DIRECTION -> Pull out exactly the lines from the line containing "Output the Python" to the line containing "ax.set_facecolor('#f0f0f0')", both lines included, with pictures removed from the copy.

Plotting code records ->

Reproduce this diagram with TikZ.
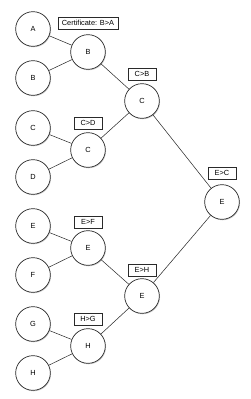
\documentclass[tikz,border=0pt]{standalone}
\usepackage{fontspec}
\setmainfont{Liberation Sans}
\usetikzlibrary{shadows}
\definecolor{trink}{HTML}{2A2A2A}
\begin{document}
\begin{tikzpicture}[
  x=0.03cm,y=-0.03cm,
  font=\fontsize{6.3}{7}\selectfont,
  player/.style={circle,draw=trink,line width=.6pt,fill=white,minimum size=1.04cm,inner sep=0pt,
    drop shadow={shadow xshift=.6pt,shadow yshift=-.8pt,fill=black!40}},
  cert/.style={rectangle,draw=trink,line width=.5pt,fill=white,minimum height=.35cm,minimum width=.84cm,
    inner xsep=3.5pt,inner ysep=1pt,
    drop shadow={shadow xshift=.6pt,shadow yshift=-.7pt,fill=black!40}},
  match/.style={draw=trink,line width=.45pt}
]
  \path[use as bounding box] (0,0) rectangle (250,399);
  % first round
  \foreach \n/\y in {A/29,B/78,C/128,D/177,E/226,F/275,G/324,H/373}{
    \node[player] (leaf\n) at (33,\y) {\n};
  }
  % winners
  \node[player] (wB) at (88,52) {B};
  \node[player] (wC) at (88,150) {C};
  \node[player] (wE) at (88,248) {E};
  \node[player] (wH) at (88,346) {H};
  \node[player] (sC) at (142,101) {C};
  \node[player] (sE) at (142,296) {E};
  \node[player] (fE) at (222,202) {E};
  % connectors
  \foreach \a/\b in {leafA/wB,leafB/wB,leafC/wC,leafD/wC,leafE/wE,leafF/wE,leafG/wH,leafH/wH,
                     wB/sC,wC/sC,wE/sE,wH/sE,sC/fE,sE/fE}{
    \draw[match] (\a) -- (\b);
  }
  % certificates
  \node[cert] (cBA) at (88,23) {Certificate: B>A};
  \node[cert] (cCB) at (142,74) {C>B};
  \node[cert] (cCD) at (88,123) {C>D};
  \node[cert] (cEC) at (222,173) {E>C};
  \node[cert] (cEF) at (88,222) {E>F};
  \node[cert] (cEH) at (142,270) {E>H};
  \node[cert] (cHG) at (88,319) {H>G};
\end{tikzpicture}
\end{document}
==
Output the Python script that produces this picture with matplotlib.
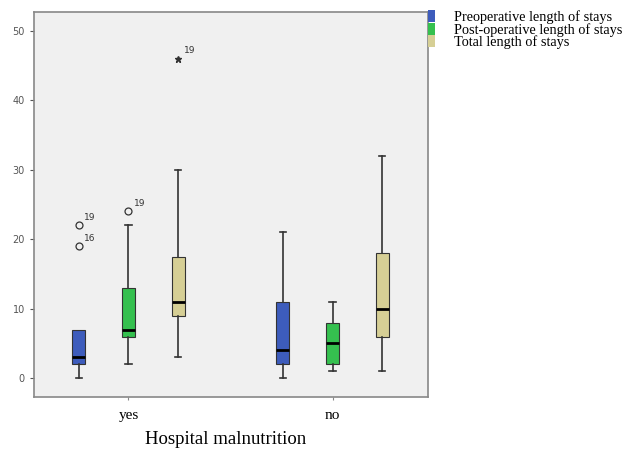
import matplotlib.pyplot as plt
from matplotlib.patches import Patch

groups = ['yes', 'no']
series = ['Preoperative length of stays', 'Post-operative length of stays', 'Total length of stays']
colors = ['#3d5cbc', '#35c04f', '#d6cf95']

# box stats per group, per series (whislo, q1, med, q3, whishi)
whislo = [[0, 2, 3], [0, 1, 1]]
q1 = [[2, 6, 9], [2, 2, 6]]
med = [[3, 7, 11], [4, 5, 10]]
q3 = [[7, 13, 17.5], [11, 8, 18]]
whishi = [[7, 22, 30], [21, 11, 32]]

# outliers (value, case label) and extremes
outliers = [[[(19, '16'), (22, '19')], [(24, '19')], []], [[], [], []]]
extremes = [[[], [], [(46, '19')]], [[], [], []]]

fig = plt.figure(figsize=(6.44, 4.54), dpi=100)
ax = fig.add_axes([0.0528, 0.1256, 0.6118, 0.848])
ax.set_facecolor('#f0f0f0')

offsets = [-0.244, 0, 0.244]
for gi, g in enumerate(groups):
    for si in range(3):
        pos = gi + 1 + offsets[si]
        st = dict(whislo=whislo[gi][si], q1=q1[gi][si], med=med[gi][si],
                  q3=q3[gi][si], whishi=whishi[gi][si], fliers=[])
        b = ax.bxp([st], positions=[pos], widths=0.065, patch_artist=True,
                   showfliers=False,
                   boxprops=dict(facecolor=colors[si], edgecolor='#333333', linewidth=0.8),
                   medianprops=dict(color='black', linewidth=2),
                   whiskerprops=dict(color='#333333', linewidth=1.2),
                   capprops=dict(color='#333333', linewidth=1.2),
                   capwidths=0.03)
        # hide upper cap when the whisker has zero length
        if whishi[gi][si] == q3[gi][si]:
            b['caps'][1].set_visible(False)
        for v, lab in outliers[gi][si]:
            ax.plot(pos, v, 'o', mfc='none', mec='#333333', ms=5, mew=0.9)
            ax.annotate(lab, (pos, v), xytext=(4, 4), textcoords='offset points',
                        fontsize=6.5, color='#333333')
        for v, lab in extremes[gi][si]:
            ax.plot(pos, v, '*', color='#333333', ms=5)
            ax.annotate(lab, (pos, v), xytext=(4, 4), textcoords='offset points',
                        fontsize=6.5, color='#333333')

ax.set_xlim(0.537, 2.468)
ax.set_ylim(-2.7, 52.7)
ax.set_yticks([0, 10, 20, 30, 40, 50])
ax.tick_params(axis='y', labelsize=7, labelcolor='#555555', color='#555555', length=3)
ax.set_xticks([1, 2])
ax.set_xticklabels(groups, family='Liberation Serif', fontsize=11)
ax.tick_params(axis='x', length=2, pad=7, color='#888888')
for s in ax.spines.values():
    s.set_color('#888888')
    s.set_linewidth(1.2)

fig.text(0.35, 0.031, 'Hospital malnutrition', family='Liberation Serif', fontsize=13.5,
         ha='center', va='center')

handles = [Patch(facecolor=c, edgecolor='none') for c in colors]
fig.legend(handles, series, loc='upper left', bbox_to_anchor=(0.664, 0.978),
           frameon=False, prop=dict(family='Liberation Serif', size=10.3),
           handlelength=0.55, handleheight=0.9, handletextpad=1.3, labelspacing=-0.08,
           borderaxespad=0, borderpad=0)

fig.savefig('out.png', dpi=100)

TASK OUTPUT ->
Output the Python script that produces this picture with matplotlib.
import matplotlib.pyplot as plt
from matplotlib.patches import Patch

groups = ['yes', 'no']
series = ['Preoperative length of stays', 'Post-operative length of stays', 'Total length of stays']
colors = ['#3d5cbc', '#35c04f', '#d6cf95']

# box stats per group, per series (whislo, q1, med, q3, whishi)
whislo = [[0, 2, 3], [0, 1, 1]]
q1 = [[2, 6, 9], [2, 2, 6]]
med = [[3, 7, 11], [4, 5, 10]]
q3 = [[7, 13, 17.5], [11, 8, 18]]
whishi = [[7, 22, 30], [21, 11, 32]]

# outliers (value, case label) and extremes
outliers = [[[(19, '16'), (22, '19')], [(24, '19')], []], [[], [], []]]
extremes = [[[], [], [(46, '19')]], [[], [], []]]

fig = plt.figure(figsize=(6.44, 4.54), dpi=100)
ax = fig.add_axes([0.0528, 0.1256, 0.6118, 0.848])
ax.set_facecolor('#f0f0f0')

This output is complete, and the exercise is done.